Begin with the first line of the material and write out each line exactly, ending with the line that contains "import * as d3 from 'd3';". Pictures are not part of the copy.

** START OF RECORDS FOR THIS TASK **

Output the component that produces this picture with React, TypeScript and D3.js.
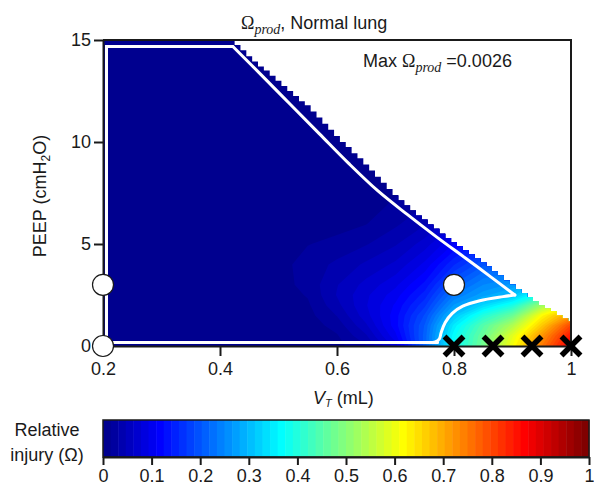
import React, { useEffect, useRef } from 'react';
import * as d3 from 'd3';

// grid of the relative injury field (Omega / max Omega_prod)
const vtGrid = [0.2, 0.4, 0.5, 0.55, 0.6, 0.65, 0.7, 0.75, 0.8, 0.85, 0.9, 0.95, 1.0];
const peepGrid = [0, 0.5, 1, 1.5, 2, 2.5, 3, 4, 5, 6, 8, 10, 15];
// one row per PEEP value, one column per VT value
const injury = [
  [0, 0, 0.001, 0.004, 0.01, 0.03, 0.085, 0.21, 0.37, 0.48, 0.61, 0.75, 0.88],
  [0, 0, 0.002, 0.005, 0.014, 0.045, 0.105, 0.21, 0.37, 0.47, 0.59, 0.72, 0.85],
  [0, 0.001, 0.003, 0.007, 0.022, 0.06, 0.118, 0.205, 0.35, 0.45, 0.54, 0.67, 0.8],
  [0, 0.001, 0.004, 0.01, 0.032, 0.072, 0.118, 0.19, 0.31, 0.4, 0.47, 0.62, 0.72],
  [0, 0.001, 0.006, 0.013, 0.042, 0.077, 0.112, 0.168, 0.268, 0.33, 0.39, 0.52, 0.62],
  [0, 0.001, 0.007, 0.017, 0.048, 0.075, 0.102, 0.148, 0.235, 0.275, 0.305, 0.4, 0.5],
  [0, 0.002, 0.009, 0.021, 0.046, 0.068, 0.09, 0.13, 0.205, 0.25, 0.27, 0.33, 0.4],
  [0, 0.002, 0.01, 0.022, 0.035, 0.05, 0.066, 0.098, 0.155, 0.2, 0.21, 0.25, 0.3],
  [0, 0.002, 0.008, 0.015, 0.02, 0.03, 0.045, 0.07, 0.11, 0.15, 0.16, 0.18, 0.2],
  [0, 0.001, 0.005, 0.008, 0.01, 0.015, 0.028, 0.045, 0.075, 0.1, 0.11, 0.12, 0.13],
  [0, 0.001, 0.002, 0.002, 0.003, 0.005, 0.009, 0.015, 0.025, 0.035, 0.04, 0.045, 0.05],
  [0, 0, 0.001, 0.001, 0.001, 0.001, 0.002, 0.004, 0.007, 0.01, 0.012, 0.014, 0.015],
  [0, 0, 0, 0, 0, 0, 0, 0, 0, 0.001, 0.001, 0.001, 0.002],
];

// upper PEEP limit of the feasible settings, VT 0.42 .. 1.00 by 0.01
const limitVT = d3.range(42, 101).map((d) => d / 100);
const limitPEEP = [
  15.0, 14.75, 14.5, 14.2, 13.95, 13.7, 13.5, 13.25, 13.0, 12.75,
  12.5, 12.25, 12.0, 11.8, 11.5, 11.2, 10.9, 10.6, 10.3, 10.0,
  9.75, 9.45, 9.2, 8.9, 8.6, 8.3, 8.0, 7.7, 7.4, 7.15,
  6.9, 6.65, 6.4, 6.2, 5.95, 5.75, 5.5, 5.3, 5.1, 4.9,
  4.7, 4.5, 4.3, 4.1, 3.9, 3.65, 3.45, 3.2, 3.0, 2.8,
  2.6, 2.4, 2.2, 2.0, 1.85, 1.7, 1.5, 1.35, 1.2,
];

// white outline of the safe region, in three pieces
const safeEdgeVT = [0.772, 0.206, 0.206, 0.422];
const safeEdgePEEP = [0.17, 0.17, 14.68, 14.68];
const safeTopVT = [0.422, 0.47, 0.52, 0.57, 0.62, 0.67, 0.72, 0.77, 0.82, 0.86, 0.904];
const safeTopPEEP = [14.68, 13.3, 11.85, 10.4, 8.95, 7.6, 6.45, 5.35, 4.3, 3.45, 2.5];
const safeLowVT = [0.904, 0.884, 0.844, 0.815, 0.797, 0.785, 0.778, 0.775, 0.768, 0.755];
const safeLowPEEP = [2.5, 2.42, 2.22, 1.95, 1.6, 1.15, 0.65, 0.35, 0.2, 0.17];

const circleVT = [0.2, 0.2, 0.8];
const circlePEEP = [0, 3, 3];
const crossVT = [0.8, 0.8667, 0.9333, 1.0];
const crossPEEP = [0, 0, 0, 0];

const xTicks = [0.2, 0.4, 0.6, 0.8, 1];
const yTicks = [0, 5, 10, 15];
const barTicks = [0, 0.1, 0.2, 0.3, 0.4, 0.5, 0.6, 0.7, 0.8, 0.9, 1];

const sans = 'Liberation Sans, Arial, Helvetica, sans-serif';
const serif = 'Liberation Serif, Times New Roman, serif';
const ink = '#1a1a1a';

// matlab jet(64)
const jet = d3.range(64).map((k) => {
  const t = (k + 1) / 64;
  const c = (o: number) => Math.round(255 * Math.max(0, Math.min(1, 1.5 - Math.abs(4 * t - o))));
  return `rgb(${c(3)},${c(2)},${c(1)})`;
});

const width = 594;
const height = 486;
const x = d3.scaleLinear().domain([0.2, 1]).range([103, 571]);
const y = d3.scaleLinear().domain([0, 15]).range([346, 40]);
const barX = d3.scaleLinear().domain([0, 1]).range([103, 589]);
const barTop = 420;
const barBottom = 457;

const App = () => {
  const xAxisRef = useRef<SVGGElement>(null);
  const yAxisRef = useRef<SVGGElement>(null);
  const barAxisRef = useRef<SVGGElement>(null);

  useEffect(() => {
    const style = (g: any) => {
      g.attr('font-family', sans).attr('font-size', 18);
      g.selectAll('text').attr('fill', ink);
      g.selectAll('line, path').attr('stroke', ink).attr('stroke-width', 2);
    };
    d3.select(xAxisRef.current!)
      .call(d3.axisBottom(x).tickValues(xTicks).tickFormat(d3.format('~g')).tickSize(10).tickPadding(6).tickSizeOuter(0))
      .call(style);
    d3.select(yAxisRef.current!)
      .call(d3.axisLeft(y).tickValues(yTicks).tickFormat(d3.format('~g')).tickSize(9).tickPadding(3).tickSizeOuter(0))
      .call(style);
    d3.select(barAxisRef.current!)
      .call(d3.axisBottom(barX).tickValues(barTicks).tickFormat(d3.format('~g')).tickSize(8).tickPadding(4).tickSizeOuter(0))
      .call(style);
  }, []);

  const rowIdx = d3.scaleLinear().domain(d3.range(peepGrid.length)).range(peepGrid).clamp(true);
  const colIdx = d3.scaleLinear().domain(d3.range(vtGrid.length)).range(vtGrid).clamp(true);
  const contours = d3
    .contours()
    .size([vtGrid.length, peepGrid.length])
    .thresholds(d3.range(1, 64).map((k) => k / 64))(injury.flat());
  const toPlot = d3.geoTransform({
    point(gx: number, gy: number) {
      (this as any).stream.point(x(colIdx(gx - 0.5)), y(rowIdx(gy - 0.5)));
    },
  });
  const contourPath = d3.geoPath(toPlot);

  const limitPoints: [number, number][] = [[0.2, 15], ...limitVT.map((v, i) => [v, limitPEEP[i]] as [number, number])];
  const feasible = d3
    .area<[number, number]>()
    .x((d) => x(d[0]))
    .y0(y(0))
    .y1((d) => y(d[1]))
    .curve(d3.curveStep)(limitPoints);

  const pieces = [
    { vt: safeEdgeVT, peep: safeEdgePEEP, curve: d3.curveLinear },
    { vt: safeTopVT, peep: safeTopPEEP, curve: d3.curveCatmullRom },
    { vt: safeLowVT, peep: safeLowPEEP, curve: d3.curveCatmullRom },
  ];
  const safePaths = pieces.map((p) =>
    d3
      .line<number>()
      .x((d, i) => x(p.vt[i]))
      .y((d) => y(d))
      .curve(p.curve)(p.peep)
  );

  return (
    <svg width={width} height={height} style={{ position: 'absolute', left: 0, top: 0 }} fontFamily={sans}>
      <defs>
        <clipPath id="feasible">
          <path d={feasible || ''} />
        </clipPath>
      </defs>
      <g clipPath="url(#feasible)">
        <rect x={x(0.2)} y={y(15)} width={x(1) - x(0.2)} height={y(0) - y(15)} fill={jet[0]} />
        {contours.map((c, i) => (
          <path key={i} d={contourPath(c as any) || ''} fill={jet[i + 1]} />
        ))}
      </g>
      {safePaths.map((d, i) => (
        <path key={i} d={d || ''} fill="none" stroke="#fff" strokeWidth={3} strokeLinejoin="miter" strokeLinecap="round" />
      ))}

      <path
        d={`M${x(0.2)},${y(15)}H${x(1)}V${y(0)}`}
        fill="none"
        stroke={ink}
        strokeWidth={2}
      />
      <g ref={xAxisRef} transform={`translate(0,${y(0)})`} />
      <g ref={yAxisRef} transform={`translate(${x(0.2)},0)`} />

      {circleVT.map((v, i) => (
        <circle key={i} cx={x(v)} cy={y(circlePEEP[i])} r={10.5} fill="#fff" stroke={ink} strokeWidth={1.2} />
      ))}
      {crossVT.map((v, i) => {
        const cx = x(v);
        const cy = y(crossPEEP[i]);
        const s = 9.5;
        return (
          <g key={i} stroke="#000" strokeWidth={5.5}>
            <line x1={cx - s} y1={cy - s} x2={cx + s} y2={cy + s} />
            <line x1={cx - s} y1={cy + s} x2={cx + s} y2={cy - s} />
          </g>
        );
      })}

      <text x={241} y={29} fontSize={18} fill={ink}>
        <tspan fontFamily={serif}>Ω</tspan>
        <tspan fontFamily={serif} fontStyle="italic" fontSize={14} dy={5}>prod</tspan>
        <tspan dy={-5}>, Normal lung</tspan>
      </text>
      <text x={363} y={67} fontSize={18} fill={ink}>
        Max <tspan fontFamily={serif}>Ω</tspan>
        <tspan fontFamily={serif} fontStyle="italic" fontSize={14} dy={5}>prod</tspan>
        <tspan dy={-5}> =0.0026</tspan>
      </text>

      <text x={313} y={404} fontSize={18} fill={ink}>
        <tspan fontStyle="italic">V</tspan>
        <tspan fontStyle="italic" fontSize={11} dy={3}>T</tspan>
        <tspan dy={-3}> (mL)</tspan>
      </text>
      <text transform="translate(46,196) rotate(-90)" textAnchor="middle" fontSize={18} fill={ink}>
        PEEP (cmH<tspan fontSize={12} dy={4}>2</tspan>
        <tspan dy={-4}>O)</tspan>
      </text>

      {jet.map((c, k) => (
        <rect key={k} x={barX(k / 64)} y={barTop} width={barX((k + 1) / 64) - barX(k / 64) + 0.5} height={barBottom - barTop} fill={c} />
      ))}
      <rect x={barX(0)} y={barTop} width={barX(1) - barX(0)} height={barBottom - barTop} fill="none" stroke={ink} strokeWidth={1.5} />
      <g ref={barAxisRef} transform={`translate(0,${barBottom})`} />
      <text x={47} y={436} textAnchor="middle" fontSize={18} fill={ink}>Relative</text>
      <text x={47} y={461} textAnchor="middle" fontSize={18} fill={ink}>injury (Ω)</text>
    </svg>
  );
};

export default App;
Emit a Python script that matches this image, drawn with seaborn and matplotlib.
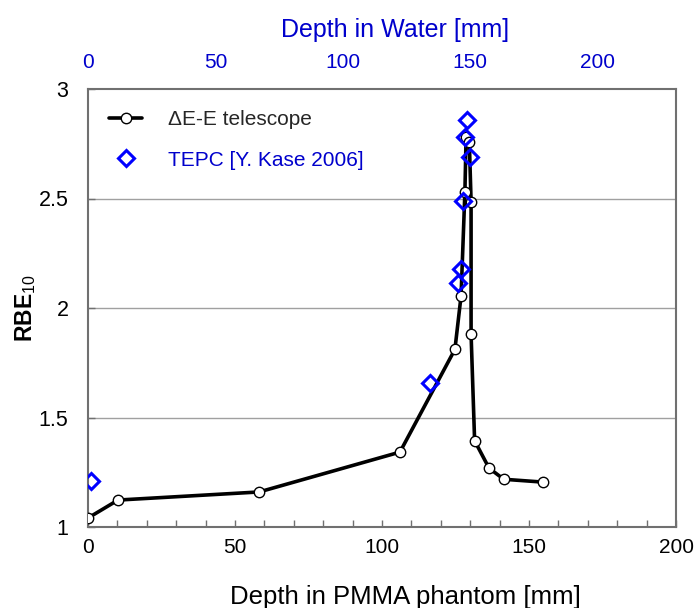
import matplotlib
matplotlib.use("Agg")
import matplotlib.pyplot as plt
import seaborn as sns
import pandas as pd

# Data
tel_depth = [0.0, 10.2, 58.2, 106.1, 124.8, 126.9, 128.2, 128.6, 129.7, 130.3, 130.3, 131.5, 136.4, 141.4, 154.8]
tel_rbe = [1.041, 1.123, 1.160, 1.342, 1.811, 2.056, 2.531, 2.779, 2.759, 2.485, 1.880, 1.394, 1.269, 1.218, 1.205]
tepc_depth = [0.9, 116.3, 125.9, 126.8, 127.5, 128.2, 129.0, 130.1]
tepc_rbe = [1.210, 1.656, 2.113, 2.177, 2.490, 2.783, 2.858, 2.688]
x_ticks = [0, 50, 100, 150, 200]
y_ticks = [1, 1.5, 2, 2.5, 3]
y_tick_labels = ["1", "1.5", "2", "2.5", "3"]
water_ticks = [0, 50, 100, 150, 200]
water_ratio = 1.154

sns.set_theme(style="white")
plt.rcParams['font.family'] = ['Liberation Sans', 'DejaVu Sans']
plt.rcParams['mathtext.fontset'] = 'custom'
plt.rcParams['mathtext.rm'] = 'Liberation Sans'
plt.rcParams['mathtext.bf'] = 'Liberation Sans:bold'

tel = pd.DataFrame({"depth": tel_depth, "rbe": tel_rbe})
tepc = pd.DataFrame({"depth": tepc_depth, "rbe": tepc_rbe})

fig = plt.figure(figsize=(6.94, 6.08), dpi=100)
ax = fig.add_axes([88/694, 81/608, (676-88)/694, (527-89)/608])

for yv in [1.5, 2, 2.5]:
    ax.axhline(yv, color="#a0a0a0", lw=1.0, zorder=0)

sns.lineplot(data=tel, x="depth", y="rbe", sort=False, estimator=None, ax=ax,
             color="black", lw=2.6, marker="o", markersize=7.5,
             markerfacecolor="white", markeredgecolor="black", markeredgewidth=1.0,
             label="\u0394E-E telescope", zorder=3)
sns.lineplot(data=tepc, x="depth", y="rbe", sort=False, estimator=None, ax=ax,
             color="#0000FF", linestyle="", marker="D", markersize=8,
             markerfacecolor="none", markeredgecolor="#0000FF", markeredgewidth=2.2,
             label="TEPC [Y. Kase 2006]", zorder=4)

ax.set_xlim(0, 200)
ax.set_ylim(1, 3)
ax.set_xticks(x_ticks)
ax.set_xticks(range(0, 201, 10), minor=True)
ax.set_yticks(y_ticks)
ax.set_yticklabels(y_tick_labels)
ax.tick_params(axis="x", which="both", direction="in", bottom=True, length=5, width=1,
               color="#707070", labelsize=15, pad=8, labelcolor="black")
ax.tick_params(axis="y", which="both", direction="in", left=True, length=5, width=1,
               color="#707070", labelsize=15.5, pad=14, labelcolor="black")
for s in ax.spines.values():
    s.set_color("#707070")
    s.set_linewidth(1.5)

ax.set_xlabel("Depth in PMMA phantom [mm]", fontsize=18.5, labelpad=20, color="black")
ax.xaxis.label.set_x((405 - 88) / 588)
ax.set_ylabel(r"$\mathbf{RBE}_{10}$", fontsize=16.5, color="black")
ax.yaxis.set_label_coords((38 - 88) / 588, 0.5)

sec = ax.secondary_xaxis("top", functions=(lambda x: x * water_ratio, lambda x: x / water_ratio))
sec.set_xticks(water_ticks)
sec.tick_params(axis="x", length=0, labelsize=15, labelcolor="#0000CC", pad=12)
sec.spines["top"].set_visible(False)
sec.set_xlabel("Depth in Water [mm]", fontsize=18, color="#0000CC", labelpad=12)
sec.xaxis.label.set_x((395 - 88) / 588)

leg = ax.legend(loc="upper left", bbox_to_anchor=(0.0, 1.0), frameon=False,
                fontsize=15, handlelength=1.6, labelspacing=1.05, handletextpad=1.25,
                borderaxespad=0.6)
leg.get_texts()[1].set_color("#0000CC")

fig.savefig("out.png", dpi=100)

** END OF RECORDS FOR THIS TASK **

### [ANSWER FOR THIS EXERCISE]
Output the component that produces this picture with React, TypeScript and D3.js.
import React, { useEffect, useRef } from 'react';
import * as d3 from 'd3';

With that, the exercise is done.